Tanks rolling into town

Hear Karen Arnold tell her story:   

I was a teenager living in the 300 block of East Princess Street. I remember my parents insisted that we keep the blinds and shades pulled so we would not see out. I remember peeking out of the blinds and seeing army tanks rolling down East Princess Street. It was a very scary time for me.

- Karen Arnold, 56, West Manchester Township

Time to make the donuts

Hear Don Simmons tell his story:   

During the '60s when the riots were going on, I lived in York on Linden Avenue and I worked at the Dixie Creme Donut Shop at 158 W. Market St. and had to be at work at 4 in the morning.

A couple mornings, I'd be going down Market Street with National Guard tanks rolling alongside me.
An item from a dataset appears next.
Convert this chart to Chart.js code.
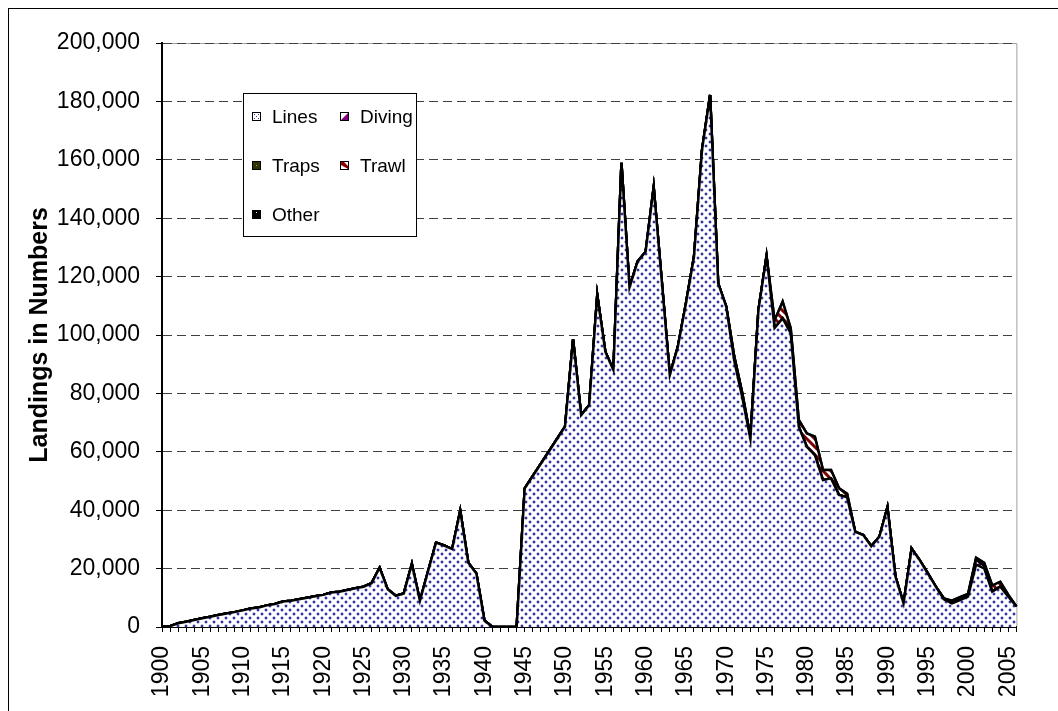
<!DOCTYPE html>
<html>
<head>
<meta charset="utf-8">
<script src="https://cdn.jsdelivr.net/npm/chart.js@4/dist/chart.umd.min.js"></script>
<style>
  html, body { margin: 0; padding: 0; background: #fff; }
  #wrap { width: 1058px; height: 711px; }
</style>
</head>
<body>
<div id="wrap"><canvas id="chart" width="1058" height="711"></canvas></div>
<script>
const years = [
  1900, 1901, 1902, 1903, 1904, 1905, 1906, 1907, 1908, 1909,
  1910, 1911, 1912, 1913, 1914, 1915, 1916, 1917, 1918, 1919,
  1920, 1921, 1922, 1923, 1924, 1925, 1926, 1927, 1928, 1929,
  1930, 1931, 1932, 1933, 1934, 1935, 1936, 1937, 1938, 1939,
  1940, 1941, 1942, 1943, 1944, 1945, 1946, 1947, 1948, 1949,
  1950, 1951, 1952, 1953, 1954, 1955, 1956, 1957, 1958, 1959,
  1960, 1961, 1962, 1963, 1964, 1965, 1966, 1967, 1968, 1969,
  1970, 1971, 1972, 1973, 1974, 1975, 1976, 1977, 1978, 1979,
  1980, 1981, 1982, 1983, 1984, 1985, 1986, 1987, 1988, 1989,
  1990, 1991, 1992, 1993, 1994, 1995, 1996, 1997, 1998, 1999,
  2000, 2001, 2002, 2003, 2004, 2005, 2006
];

// years that get a label on the x axis
const labelYears = [1900, 1905, 1910, 1915, 1920, 1925, 1930, 1935, 1940, 1945, 1950,
  1955, 1960, 1965, 1970, 1975, 1980, 1985, 1990, 1995, 2000, 2005];

const lines = [
  0, 300, 1300, 1800, 2400, 3000, 3500, 4100, 4600, 5100,
  5700, 6300, 6700, 7400, 7900, 8700, 9000, 9500, 10000, 10500,
  11000, 11800, 12100, 12700, 13300, 13800, 15000, 20300, 12900, 10700,
  11500, 21600, 9000, 19000, 28900, 27900, 26700, 39800, 22000, 18300,
  2200, 0, 0, 0, 0, 47500, 51700, 55900, 60100, 64400,
  68600, 98500, 72600, 76000, 113700, 94300, 88000, 159000, 116300, 125100,
  128500, 150600, 118500, 86300, 96000, 110800, 126800, 163400, 182200, 117700,
  109700, 91100, 78500, 64400, 108600, 127000, 102400, 105700, 100600, 68600,
  61700, 58900, 50300, 50900, 45200, 44400, 32600, 31500, 27700, 30900,
  41000, 17200, 8100, 26900, 22900, 18400, 13800, 9500, 8100, 9200,
  10400, 21400, 20100, 12100, 13800, 10400, 7000
];

const diving = [
  0, 0, 0, 0, 0, 0, 0, 0, 0, 0,
  0, 0, 0, 0, 0, 0, 0, 0, 0, 0,
  0, 0, 0, 0, 0, 0, 0, 0, 0, 0,
  0, 0, 0, 0, 0, 0, 0, 0, 0, 0,
  0, 0, 0, 0, 0, 0, 0, 0, 0, 0,
  0, 0, 0, 0, 0, 0, 0, 0, 0, 0,
  0, 0, 0, 0, 0, 0, 0, 0, 0, 0,
  0, 0, 0, 0, 0, 0, 0, 0, 0, 0,
  0, 0, 0, 0, 0, 0, 0, 0, 0, 0,
  0, 0, 0, 0, 0, 0, 0, 300, 400, 500,
  400, 1600, 900, 200, 0, 0, 0
];

const traps = [
  0, 0, 0, 0, 0, 0, 0, 0, 0, 0,
  0, 0, 0, 0, 0, 0, 0, 0, 0, 0,
  0, 0, 0, 0, 0, 0, 0, 0, 0, 0,
  0, 0, 0, 0, 0, 0, 0, 0, 0, 0,
  0, 0, 0, 0, 0, 0, 0, 0, 0, 0,
  0, 0, 0, 0, 0, 0, 0, 0, 0, 0,
  0, 0, 0, 0, 0, 0, 0, 0, 0, 0,
  0, 1500, 1500, 800, 0, 0, 0, 0, 600, 0,
  0, 0, 0, 0, 0, 0, 0, 0, 0, 0,
  0, 0, 0, 0, 0, 0, 0, 0, 0, 0,
  0, 0, 0, 0, 0, 0, 0
];

const trawl = [
  0, 0, 0, 0, 0, 0, 0, 0, 0, 0,
  0, 0, 0, 0, 0, 0, 0, 0, 0, 0,
  0, 0, 0, 0, 0, 0, 0, 0, 0, 0,
  0, 0, 0, 0, 0, 0, 0, 0, 0, 0,
  0, 0, 0, 0, 0, 0, 0, 0, 0, 0,
  0, 0, 0, 0, 0, 0, 0, 0, 0, 0,
  0, 0, 0, 0, 0, 0, 0, 0, 0, 0,
  0, 0, 0, 0, 0, 0, 2600, 5700, 1100, 2300,
  4600, 6300, 3500, 2900, 2300, 1200, 0, 0, 0, 0,
  0, 0, 0, 0, 0, 0, 0, 0, 500, 500,
  500, 700, 1000, 1900, 1700, 600, 0
];

const other = [
  0, 0, 0, 0, 0, 0, 0, 0, 0, 0,
  0, 0, 0, 0, 0, 0, 0, 0, 0, 0,
  0, 0, 0, 0, 0, 0, 0, 0, 0, 0,
  0, 0, 0, 0, 0, 0, 0, 0, 0, 0,
  0, 0, 0, 0, 0, 0, 0, 0, 0, 0,
  0, 0, 0, 0, 0, 0, 0, 0, 0, 0,
  0, 0, 0, 0, 0, 0, 0, 0, 0, 0,
  0, 0, 0, 0, 0, 0, 0, 0, 0, 0,
  0, 0, 0, 0, 0, 0, 0, 0, 0, 0,
  0, 0, 0, 0, 0, 0, 0, 0, 0, 0,
  0, 0, 0, 0, 0, 0, 0
];

const FONT = "'Liberation Sans', Arial, sans-serif";

// excel-like fill patterns
function makePattern(size, draw) {
  const c = document.createElement('canvas');
  c.width = size; c.height = size;
  const g = c.getContext('2d');
  draw(g, size);
  return g.createPattern(c, 'repeat');
}

const dotFill = makePattern(8, (g) => {
  g.fillStyle = '#fff'; g.fillRect(0, 0, 8, 8);
  // soft halo then a dark core, like the scanned excel dots
  g.fillStyle = '#c4c4ea';
  g.fillRect(0, 1, 4, 2); g.fillRect(1, 0, 2, 4);
  g.fillRect(4, 5, 4, 2); g.fillRect(5, 4, 2, 4);
  g.fillStyle = '#33339a';
  g.fillRect(1, 1, 2, 2);
  g.fillRect(5, 5, 2, 2);
});

const divingFill = makePattern(8, (g) => {
  g.fillStyle = '#fff'; g.fillRect(0, 0, 8, 8);
  g.strokeStyle = '#800080'; g.lineWidth = 3;
  g.beginPath();
  g.moveTo(0, 8); g.lineTo(8, 0);
  g.moveTo(-4, 4); g.lineTo(4, -4);
  g.moveTo(4, 12); g.lineTo(12, 4);
  g.stroke();
});
const trawlFill = makePattern(8, (g) => {
  g.fillStyle = '#fff'; g.fillRect(0, 0, 8, 8);
  g.strokeStyle = '#800000'; g.lineWidth = 3;
  g.beginPath();
  g.moveTo(0, 0); g.lineTo(8, 8);
  g.moveTo(-4, 4); g.lineTo(4, 12);
  g.moveTo(4, -4); g.lineTo(12, 4);
  g.stroke();
});
const trapsFill = makePattern(4, (g) => {
  g.fillStyle = '#333300'; g.fillRect(0, 0, 4, 4);
  g.fillStyle = '#808040'; g.fillRect(1, 1, 1, 1);
});

function area(label, data, fill, bg) {
  return {
    label: label,
    data: data,
    fill: fill,
    backgroundColor: bg,
    borderColor: '#000',
    borderWidth: 2.5,
    pointRadius: 0,
    tension: 0,
  };
}

const plotFrame = {
  id: 'plotFrame',
  beforeDraw(chart) {
    const {ctx, chartArea: a} = chart;
    ctx.save();
    ctx.strokeStyle = '#a0a0a0';
    ctx.lineWidth = 1;
    ctx.beginPath();
    ctx.moveTo(a.left, a.top + 0.5);
    ctx.lineTo(a.right + 0.5, a.top + 0.5);
    ctx.lineTo(a.right + 0.5, a.bottom);
    ctx.stroke();
    ctx.restore();
  },
  afterDraw(chart) {
    const ctx = chart.ctx;
    ctx.save();
    // outer chart border
    ctx.strokeStyle = '#000';
    ctx.lineWidth = 1;
    ctx.strokeRect(8.5, 8.5, 1060, 720);

    // legend box
    ctx.fillStyle = '#fff';
    ctx.fillRect(243, 93, 174, 144);
    ctx.strokeRect(243.5, 93.5, 173, 143);

    const items = [
      {text: 'Lines', x: 253, y: 123, icon: 'lines'},
      {text: 'Diving', x: 341, y: 123, icon: 'diving'},
      {text: 'Traps', x: 253, y: 172, icon: 'traps'},
      {text: 'Trawl', x: 341, y: 172, icon: 'trawl'},
      {text: 'Other', x: 253, y: 221, icon: 'other'},
    ];
    ctx.font = '19px ' + FONT;
    ctx.textBaseline = 'alphabetic';
    ctx.textAlign = 'left';
    items.forEach((it) => {
      const bx = it.x, by = it.y - 10, s = 7;
      ctx.fillStyle = '#fff';
      ctx.fillRect(bx, by, s, s);
      if (it.icon === 'lines') {
        ctx.fillStyle = '#3a3aa0';
        ctx.fillRect(bx + 1, by + 1, 1, 1);
        ctx.fillRect(bx + 5, by + 1, 1, 1);
        ctx.fillRect(bx + 3, by + 3, 1, 1);
        ctx.fillRect(bx + 1, by + 5, 1, 1);
        ctx.fillRect(bx + 5, by + 5, 1, 1);
      } else if (it.icon === 'diving') {
        ctx.fillStyle = '#800080';
        ctx.beginPath();
        ctx.moveTo(bx + s, by); ctx.lineTo(bx + s, by + s); ctx.lineTo(bx, by + s);
        ctx.fill();
      } else if (it.icon === 'traps') {
        ctx.fillStyle = '#333300';
        ctx.fillRect(bx, by, s, s);
        ctx.fillStyle = '#a0a060';
        ctx.fillRect(bx + 3, by + 3, 1, 1);
      } else if (it.icon === 'trawl') {
        ctx.fillStyle = '#900000';
        ctx.beginPath();
        ctx.moveTo(bx, by); ctx.lineTo(bx + 3, by);
        ctx.lineTo(bx + s, by + s - 3); ctx.lineTo(bx + s, by + s);
        ctx.lineTo(bx, by + 3);
        ctx.fill();
      } else {
        ctx.fillStyle = '#000';
        ctx.fillRect(bx, by, s, s);
        ctx.fillStyle = '#fff';
        ctx.fillRect(bx + 3, by + 1, 1, 1);
      }
      ctx.strokeStyle = '#000';
      ctx.strokeRect(bx - 0.5, by - 0.5, s + 1, s + 1);
      ctx.fillStyle = '#000';
      ctx.fillText(it.text, bx + 19, it.y);
    });
    ctx.restore();
  }
};

new Chart(document.getElementById('chart'), {
  type: 'line',
  data: {
    labels: years,
    datasets: [
      area('Lines', lines, 'origin', dotFill),
      area('Diving', diving, '-1', divingFill),
      area('Traps', traps, '-1', trapsFill),
      area('Trawl', trawl, '-1', trawlFill),
      area('Other', other, '-1', '#000'),
    ],
  },
  plugins: [plotFrame],
  options: {
    responsive: false,
    animation: false,
    events: [],
    layout: {padding: {left: 0, top: 43, right: 8, bottom: 0}},
    plugins: {
      legend: {display: false},
      tooltip: {enabled: false},
    },
    scales: {
      x: {
        offset: false,
        grid: {display: true, drawOnChartArea: false, drawTicks: true, tickLength: 5, tickColor: '#000', tickWidth: 1},
        border: {display: true, color: '#000', width: 2},
        ticks: {
          autoSkip: false,
          minRotation: 90,
          maxRotation: 90,
          padding: 14,
          color: '#000',
          font: {family: FONT, size: 23},
          callback: function(value, index) {
            return labelYears.includes(years[index]) ? String(years[index]) : '';
          },
        },
        afterFit: (scale) => { scale.height = 84; },
      },
      y: {
        stacked: true,
        min: 0,
        max: 200000,
        grid: {color: '#404040', lineWidth: 1, drawTicks: true, tickLength: 6, tickColor: '#000', tickWidth: 1, tickBorderDash: []},
        border: {display: true, color: '#000', width: 2, dash: [9, 5]},
        ticks: {
          stepSize: 20000,
          padding: 16,
          color: '#000',
          font: {family: FONT, size: 23},
          callback: (v) => v.toLocaleString('en-US'),
        },
        title: {
          display: true,
          text: 'Landings in Numbers',
          color: '#000',
          font: {family: FONT, size: 25, weight: 'bold'},
          padding: {top: 25, bottom: 0},
        },
        afterFit: (scale) => { scale.width = 162; },
      },
    },
  },
});
</script>
</body>
</html>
One morning, I went in Penn Street to turn onto Market (Street) and down on South Penn Street there was a car upside down on the street burning and we had to go in the back door to get into the donut shop.

It was very eerie.

- Don Simmons, Dover

Holding arms out of cars

Hear Maria Frey tell her story:   

I lived in the city during the race riots. My son's babysitter lived on Cottage Hill Road and to get home, we had to go over the Newberry Street railroad tracks. I'm white and to get by there, we had to make sure we held our arms out the window so we wouldn't get shot at. I think it's an appalling thing that happened.

- Maria Frey, 63, York

'Bloody Mess'

Hear Dolly Fink Sutton tell her story:   

(During the riots) we lived in the 200 block of Jefferson Avenue. The big armored trucks were on the streets. National guardsmen were carrying guns. We were not allowed to go out of the house. We had two bicycles stolen off our property. Somebody knocked on our door one night and my 8-year-old son answered and (the man) knocked him in the face and took off. What a bloody mess.